A spokesperson for the FOP said the union will appeal the court's decision but provided no further comment.
Meanwhile, Krasner accused FOP Lodge President John McNesby of "continuing to waste members’ dues on frivolous, costly, and politically motivated litigation."
“John McNesby and the FOP leadership should stop engaging in publicity stunts and baseless smears of citizens they purport to serve, and start focusing on helping the Philadelphia Police Department become the modern, trusted, and effective organization the majority of good officers and staff want it to be," Krasner said in a statement.
The FOP-Krasner relationship has been fraught from the very beginning.
Even before Krasner was elected, McNesby warned that Krasner's tenure would create a "rough road" for police officers because the former civil rights lawyer "sent the message early in his career that he's anti-law enforcement," according to the Philadelphia Inquirer. Indeed, Krasner famously sued the Philadelphia police department more than 70 times before becoming district attorney.

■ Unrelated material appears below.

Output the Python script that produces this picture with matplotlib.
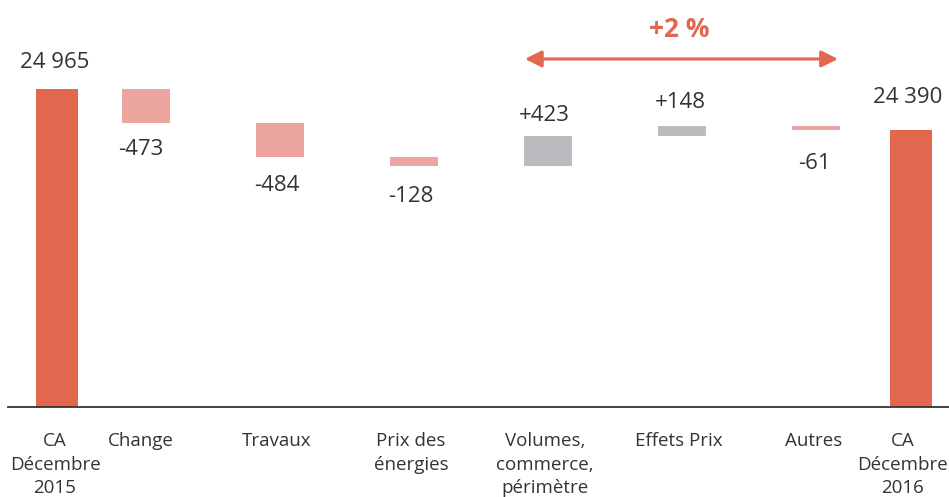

Once he assumed office, the clash continued.
McNesby has been an outspoken supporter of Maureen Faulkner, whose police officer husband was killed in 1981 by Mumia Abu-Jamal. Faulkner recently filed a petition asking that the Pennsylvania Attorney General's office to assume control of any future appeals in that case.
Then, earlier this week, McNesby slammed Philadelphia Eagles star safety Malcolm Jenkins for writing an opinion piece that was critical of the police department. Jenkins is an avid Krasner supporter and Krasner, in turn, defended the football player against attacks by the FOP.
"Jenkins was right," Krasner said Thursday during a news conference on an unrelated matter.